Module 3: Integrating Feedback Collection into Workflow Systems

  • Embed feedback requests directly into document routing systems (e.g., SharePoint, Google Workspace) immediately after final approval.
  • Automate reminders for feedback submission using workflow triggers, but cap at two follow-ups to prevent reviewer fatigue.
  • Link feedback forms to document metadata (e.g., author, date, classification) to enable longitudinal analysis without manual tagging.
  • Restrict access to feedback data based on role—authors see their own feedback, supervisors see team trends, HR sees anonymized aggregates.
  • Ensure feedback submission is possible on mobile devices when reviewers commonly access documents via tablets or phones.
  • Preserve document versioning so feedback corresponds to the exact version reviewed, not subsequent edits.

Module 4: Ensuring Anonymity and Psychological Safety

  • Decide whether feedback will be fully anonymous, attributed, or blind (reviewer known to admin, not author) based on organizational culture and feedback purpose.
  • Use third-party platforms or internal IT controls to separate author identity from feedback data when anonymity is promised.
  • Train reviewers on constructive feedback language to reduce defensiveness and increase perceived fairness.
  • Prohibit mandatory positive feedback, which undermines credibility and discourages honest assessment.
  • Monitor for retaliatory patterns (e.g., consistently low scores from one reviewer) through audit logs without exposing individual responses.
  • Communicate the limits of anonymity—e.g., legal exceptions or HR investigations—during feedback onboarding.
  • Module 5: Analyzing and Synthesizing Feedback Data

    • Aggregate scores across multiple reviews to identify trends, but retain individual comments for contextual depth.
    • Normalize scoring across reviewers who may apply different rating standards (e.g., using z-scores or percentile ranks).
    • Code open-ended responses thematically (e.g., “clarity,” “data quality,” “timeliness”) to support qualitative reporting.
    • Distinguish between feedback on content quality and feedback on personal style to guide appropriate development actions.
    • Flag outlier responses (e.g., extremely high or low scores) for contextual review before inclusion in performance discussions.
    • Generate automated summaries for authors that highlight strengths, recurring suggestions, and deviations from team norms.
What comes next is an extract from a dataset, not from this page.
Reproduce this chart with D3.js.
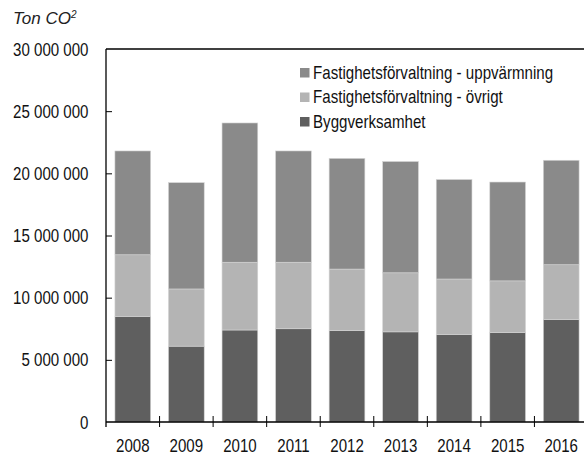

    Module 6: Closing the Feedback Loop with Authors

    • Require authors to acknowledge receipt of feedback summaries, ensuring the loop is operationally closed.
    • Structure debrief meetings around specific feedback points rather than general performance, focusing on actionable takeaways.
    • Document author reflections on feedback in a shared log to track responsiveness over time without mandating change.
    • Limit supervisor commentary during feedback review to avoid overriding the original reviewer’s intent.
    • Encourage authors to identify one process adjustment they will apply in the next staff work product based on feedback.
    • Archive feedback discussions to support promotion or development planning, but restrict access to authorized personnel.

    Module 7: Scaling Feedback Systems Across Departments

    • Standardize core feedback dimensions enterprise-wide while allowing divisions to add context-specific items.
    • Appoint departmental champions to adapt the central feedback model without creating siloed, incompatible systems.
    • Align feedback timelines with existing review cycles (e.g., quarterly business reviews) to reduce administrative burden.
    • Conduct cross-functional audits to ensure consistent application of feedback protocols and data handling.
    • Negotiate trade-offs between centralized data governance and local autonomy in feedback interpretation.
    • Measure system adoption using completion rates and time-to-feedback, not satisfaction scores, to assess operational effectiveness.

    Module 8: Iterating and Improving the Feedback Mechanism

    • Review feedback instrument effectiveness annually by analyzing completion rates, item non-response, and comment quality.
    • Retire questions that consistently yield low variability or irrelevant responses to maintain instrument rigor.
    • Introduce A/B testing for new question formats or delivery methods using small, representative teams.
    • Adjust feedback timing based on operational delays—e.g., extend windows during peak workload periods.
    • Update training materials for reviewers and authors when changes are made to the feedback process.
    • Track the time required to generate feedback reports and optimize backend processes to maintain turnaround under 72 hours.